Task
Quote, line for line, the entries from the first through the one containing "(hbar) at (898,77)". Pictures are left out.

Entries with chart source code
========

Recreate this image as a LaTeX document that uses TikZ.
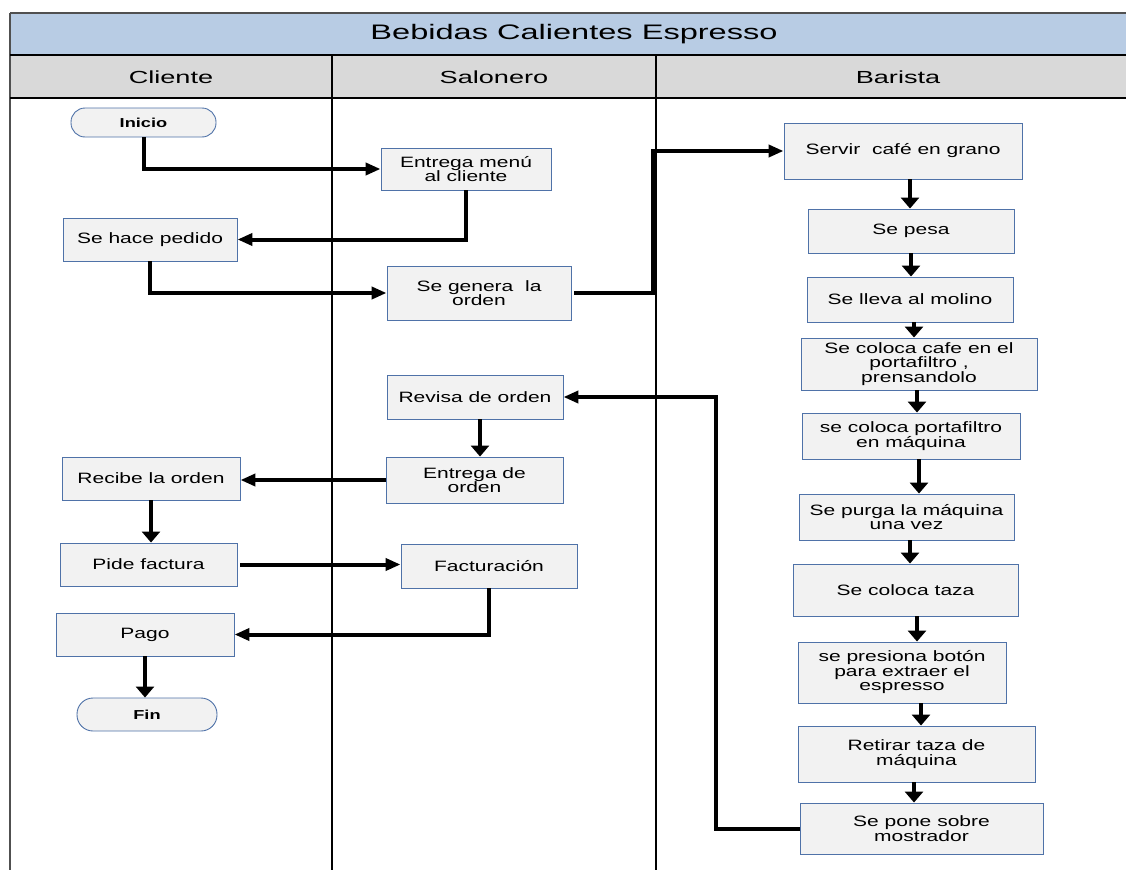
\documentclass[tikz,border=0pt]{standalone}
\usepackage{fontspec}
\setmainfont{Liberation Sans}
\newfontfamily\boxfont{Liberation Sans}[FakeStretch=1.4]
\newfontfamily\headfont{Liberation Sans}[FakeStretch=1.55]
\usetikzlibrary{arrows.meta}
\definecolor{titlebg}{HTML}{B8CCE4}
\definecolor{headbg}{HTML}{D9D9D9}
\definecolor{boxfill}{HTML}{F2F2F2}
\definecolor{boxblue}{RGB}{79,114,168}
\definecolor{frame}{HTML}{505050}
\tikzset{
  proc/.style={draw=boxblue, line width=0.9pt, fill=boxfill, inner sep=0pt, align=center,
    font=\boxfont\fontsize{15}{14.5}\selectfont},
  term/.style={proc, rounded corners=14pt, font=\boxfont\bfseries\fontsize{13}{13}\selectfont},
  conn/.style={line width=4pt, line join=miter},
  harr/.style={conn, -{Triangle[length=15pt,width=12pt]}},
  varr/.style={conn, -{Triangle[length=11pt,width=18pt]}},
  lanehead/.style={font=\headfont\fontsize{17.5}{17.5}\selectfont, inner sep=0pt},
}
\begin{document}
\begin{tikzpicture}[x=1pt,y=-1pt]
\useasboundingbox (0,0) rectangle (1126,870);
% bands
\fill[titlebg] (10,13) rectangle (1126,55);
\fill[headbg] (10,55) rectangle (1126,98);
\draw[frame, line width=1.3pt] (10,13) -- (1126,13);
\draw[frame, line width=1.5pt] (10,13) -- (10,870);
\draw[black, line width=2pt] (10,55) -- (1126,55);
\draw[black, line width=2pt] (10,98) -- (1126,98);
\draw[black, line width=2pt] (332,55) -- (332,870);
\draw[black, line width=2pt] (656,55) -- (656,870);
\node[font=\headfont\fontsize{21}{21}\selectfont, inner sep=0pt] (title) at (574,34) {Bebidas Calientes Espresso};
\node[lanehead] (hcli) at (171,77) {Cliente};
\node[lanehead] (hsal) at (494,77) {Salonero};
\node[lanehead] (hbar) at (898,77) {Barista};

% Cliente lane
\node[term, minimum width=145pt, minimum height=29pt] (ini) at (143.5,122.5) {Inicio};
\node[proc, minimum width=174pt, minimum height=43pt] (hp) at (150,239.5) {Se hace pedido};
\node[proc, minimum width=178pt, minimum height=43pt] (ro) at (151,478.5) {Recibe la orden};
\node[proc, minimum width=177pt, minimum height=43pt] (pf) at (148.5,564.5) {Pide factura};
\node[proc, minimum width=178pt, minimum height=43pt] (pg) at (145,634.5) {Pago};
\node[term, minimum width=140pt, minimum height=33pt, rounded corners=16pt] (fin) at (147,714.5) {Fin};

% Salonero lane
\node[proc, minimum width=170pt, minimum height=42pt] (em) at (466,169) {Entrega menú\\al cliente};
\node[proc, minimum width=184pt, minimum height=54pt] (sg) at (479,293) {Se genera\ \ la\\orden};
\node[proc, minimum width=176pt, minimum height=44pt] (rv) at (475,397) {Revisa de orden};
\node[proc, minimum width=177pt, minimum height=46pt] (eo) at (474.5,480) {Entrega de\\orden};
\node[proc, minimum width=176pt, minimum height=44pt] (fa) at (489,566) {Facturación};

% Barista lane
\node[proc, minimum width=238pt, minimum height=56pt] (sv) at (903,151) {Servir\ \ café en grano};
\node[proc, minimum width=206pt, minimum height=44pt] (pe) at (911,231) {Se pesa};
\node[proc, minimum width=206pt, minimum height=45pt] (mo) at (910,299.5) {Se lleva al molino};
\node[proc, minimum width=236pt, minimum height=52pt] (cc) at (919,364) {Se coloca cafe en el\\portafiltro ,\\prensandolo};
\node[proc, minimum width=218pt, minimum height=46pt] (cp) at (911,436) {se coloca portafiltro\\en máquina};
\node[proc, minimum width=215pt, minimum height=46pt] (pu) at (906.5,517) {Se purga la máquina\\una vez};
\node[proc, minimum width=225pt, minimum height=52pt] (ct) at (905.5,590) {Se coloca taza};
\node[proc, minimum width=208pt, minimum height=61pt] (pb) at (902,672.5) {se presiona botón\\para extraer el\\espresso};
\node[proc, minimum width=237pt, minimum height=56pt] (rt) at (916.5,754) {Retirar taza de\\máquina};
\node[proc, minimum width=243pt, minimum height=51pt] (sp) at (921.5,828.5) {Se pone sobre\\mostrador};

% helper coordinates
\coordinate (j1) at (653,222);
\coordinate (j2) at (716,600);
\coordinate (v1) at (910,0);
\coordinate (v2) at (911,0);
\coordinate (v3) at (914,0);
\coordinate (v4) at (917,0);
\coordinate (v5) at (919,0);
\coordinate (v6) at (910,0);
\coordinate (v7) at (917,0);
\coordinate (v8) at (921,0);
\coordinate (v9) at (914,0);
\coordinate (va) at (480,0);

% connectors
\draw[harr] (ini.south) |- (em.west);
\draw[harr] (em.south) |- (hp.east);
\draw[harr] (hp.south) |- (sg.west);
\draw[harr] ([xshift=3pt]sg.east) -| (j1) |- (sv.west);
\draw[harr] (sp.west) -| (j2) |- (rv.east);
\draw[varr] (rv.south -| va) -- (eo.north -| va);
\draw[harr] (eo.west) -- (eo.west -| ro.east);
\draw[varr] (ro.south) -- (pf.north -| ro.south);
\draw[harr] ([xshift=3pt]pf.east) -- (pf.east -| fa.west);
\draw[harr] (fa.south) |- (pg.east);
\draw[varr] (pg.south) -- (fin.north -| pg.south);

\draw[varr] (sv.south -| v1) -- (pe.north -| v1);
\draw[varr] (pe.south -| v2) -- (mo.north -| v2);
\draw[varr] (mo.south -| v3) -- (cc.north -| v3);
\draw[varr] (cc.south -| v4) -- (cp.north -| v4);
\draw[varr] (cp.south -| v5) -- (pu.north -| v5);
\draw[varr] (pu.south -| v6) -- (ct.north -| v6);
\draw[varr] (ct.south -| v7) -- (pb.north -| v7);
\draw[varr] (pb.south -| v8) -- (rt.north -| v8);
\draw[varr] (rt.south -| v9) -- (sp.north -| v9);
\end{tikzpicture}
\end{document}
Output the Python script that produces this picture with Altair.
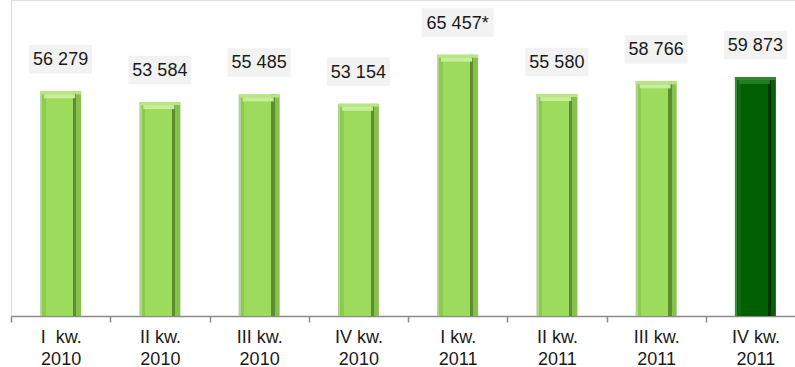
import altair as alt
import pandas as pd

quarters = ["I\u00a0 kw.", "II kw.", "III kw.", "IV kw.", "I kw.", "II kw.", "III kw.", "IV kw."]
years = ["2010", "2010", "2010", "2010", "2011", "2011", "2011", "2011"]
values = [56279, 53584, 55485, 53154, 65457, 55580, 58766, 59873]
labels = ["56 279", "53 584", "55 485", "53 154", "65 457*", "55 580", "58 766", "59 873"]
highlight = [False, False, False, False, False, False, False, True]

df = pd.DataFrame({
    "cat": [q + "|" + y for q, y in zip(quarters, years)],
    "value": values,
    "label": labels,
    "hl": highlight,
})

FONT = "Liberation Sans Narrow, Arial Narrow, Liberation Sans, sans-serif"
order = list(df["cat"])

x = alt.X("cat:N", sort=order, title=None,
          scale=alt.Scale(range=[0, 794], paddingInner=0, paddingOuter=0),
          axis=alt.Axis(labelExpr="split(datum.label, '|')", labelAngle=0,
                        tickBand="extent", labelFont=FONT, labelFontSize=18,
                        labelColor="#1a1a1a", labelLineHeight=22, labelPadding=6,
                        domainColor="#8a8a8a", domainWidth=1.5, tickColor="#8a8a8a",
                        tickWidth=1.5, tickSize=6, grid=False))
y = alt.Y("value:Q", scale=alt.Scale(domain=[0, 79140]), axis=None)

base = alt.Chart(df)

light_grad = alt.Gradient(gradient="linear", x1=0, y1=0, x2=1, y2=0, stops=[
    alt.GradientStop(offset=0, color="#b3cf9a"),
    alt.GradientStop(offset=0.056, color="#b3cf9a"),
    alt.GradientStop(offset=0.057, color="#8ccb4c"),
    alt.GradientStop(offset=0.14, color="#8ccb4c"),
    alt.GradientStop(offset=0.141, color="#9ddb5c"),
    alt.GradientStop(offset=0.8, color="#9ddb5c"),
    alt.GradientStop(offset=0.801, color="#5c8c33"),
    alt.GradientStop(offset=0.88, color="#5c8c33"),
    alt.GradientStop(offset=0.881, color="#86c249"),
    alt.GradientStop(offset=1, color="#86c249"),
])
dark_grad = alt.Gradient(gradient="linear", x1=0, y1=0, x2=1, y2=0, stops=[
    alt.GradientStop(offset=0, color="#3d8a3d"),
    alt.GradientStop(offset=0.056, color="#3d8a3d"),
    alt.GradientStop(offset=0.057, color="#0b6a0b"),
    alt.GradientStop(offset=0.14, color="#0b6a0b"),
    alt.GradientStop(offset=0.141, color="#005f00"),
    alt.GradientStop(offset=0.8, color="#005f00"),
    alt.GradientStop(offset=0.801, color="#003400"),
    alt.GradientStop(offset=0.88, color="#003400"),
    alt.GradientStop(offset=0.881, color="#0c5e0c"),
    alt.GradientStop(offset=1, color="#0c5e0c"),
])

bars_light = base.transform_filter("!datum.hl").mark_bar(
    width=41, color=light_grad).encode(x=x, y=y)
bars_dark = base.transform_filter("datum.hl").mark_bar(
    width=41, color=dark_grad).encode(x=x, y=y)

top_light = base.transform_filter("!datum.hl").mark_tick(
    size=41, thickness=3, color="#b9e584", yOffset=1.5, opacity=1).encode(x=x, y=y)
top_light2 = base.transform_filter("!datum.hl").mark_tick(
    size=31, thickness=4, color="#c6ee98", yOffset=5, xOffset=-1, opacity=1).encode(x=x, y=y)
top_dark = base.transform_filter("datum.hl").mark_tick(
    size=41, thickness=3, color="#2f8a2f", yOffset=1.5, opacity=1).encode(x=x, y=y)
top_dark2 = base.transform_filter("datum.hl").mark_tick(
    size=31, thickness=4, color="#237e23", yOffset=5, xOffset=-1, opacity=1).encode(x=x, y=y)

boxes = base.transform_calculate(
    w="9 * length(datum.label) + 9"
).transform_calculate(
    h="28.6 / datum.w",
    sz="datum.w * datum.w",
).transform_calculate(
    path="'M-1,' + (-datum.h) + 'L1,' + (-datum.h) + 'L1,' + datum.h + 'L-1,' + datum.h + 'Z'"
).mark_point(filled=True, fill="#f2f2f2", opacity=1, strokeWidth=0, yOffset=-32).encode(
    x=x, y=y,
    shape=alt.Shape("path:N", scale=None, legend=None),
    size=alt.Size("sz:Q", scale=None, legend=None),
)

texts = base.mark_text(font=FONT, fontSize=18, color="#1a1a1a", dy=-31,
                       baseline="middle", align="center").encode(
    x=x, y=y, text="label:N")

chart = alt.layer(bars_light, bars_dark, top_light, top_light2, top_dark, top_dark2,
                  boxes, texts).properties(
    width=784, height=316,
    autosize=alt.AutoSizeParams(type="none"),
    padding={"left": 11, "top": 0, "right": 0, "bottom": 51},
).configure_view(stroke=None).configure(background="white")

chart.save("out.html", embed_options={"renderer": "svg", "actions": False})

========

Answer to this problem
Recreate this image as a LaTeX document that uses TikZ.
\documentclass[tikz,border=0pt]{standalone}
\usepackage{fontspec}
\setmainfont{Liberation Sans}
\newfontfamily\boxfont{Liberation Sans}[FakeStretch=1.4]
\newfontfamily\headfont{Liberation Sans}[FakeStretch=1.55]
\usetikzlibrary{arrows.meta}
\definecolor{titlebg}{HTML}{B8CCE4}
\definecolor{headbg}{HTML}{D9D9D9}
\definecolor{boxfill}{HTML}{F2F2F2}
\definecolor{boxblue}{RGB}{79,114,168}
\definecolor{frame}{HTML}{505050}
\tikzset{
  proc/.style={draw=boxblue, line width=0.9pt, fill=boxfill, inner sep=0pt, align=center,
    font=\boxfont\fontsize{15}{14.5}\selectfont},
  term/.style={proc, rounded corners=14pt, font=\boxfont\bfseries\fontsize{13}{13}\selectfont},
  conn/.style={line width=4pt, line join=miter},
  harr/.style={conn, -{Triangle[length=15pt,width=12pt]}},
  varr/.style={conn, -{Triangle[length=11pt,width=18pt]}},
  lanehead/.style={font=\headfont\fontsize{17.5}{17.5}\selectfont, inner sep=0pt},
}
\begin{document}
\begin{tikzpicture}[x=1pt,y=-1pt]
\useasboundingbox (0,0) rectangle (1126,870);
% bands
\fill[titlebg] (10,13) rectangle (1126,55);
\fill[headbg] (10,55) rectangle (1126,98);
\draw[frame, line width=1.3pt] (10,13) -- (1126,13);
\draw[frame, line width=1.5pt] (10,13) -- (10,870);
\draw[black, line width=2pt] (10,55) -- (1126,55);
\draw[black, line width=2pt] (10,98) -- (1126,98);
\draw[black, line width=2pt] (332,55) -- (332,870);
\draw[black, line width=2pt] (656,55) -- (656,870);
\node[font=\headfont\fontsize{21}{21}\selectfont, inner sep=0pt] (title) at (574,34) {Bebidas Calientes Espresso};
\node[lanehead] (hcli) at (171,77) {Cliente};
\node[lanehead] (hsal) at (494,77) {Salonero};
\node[lanehead] (hbar) at (898,77) {Barista};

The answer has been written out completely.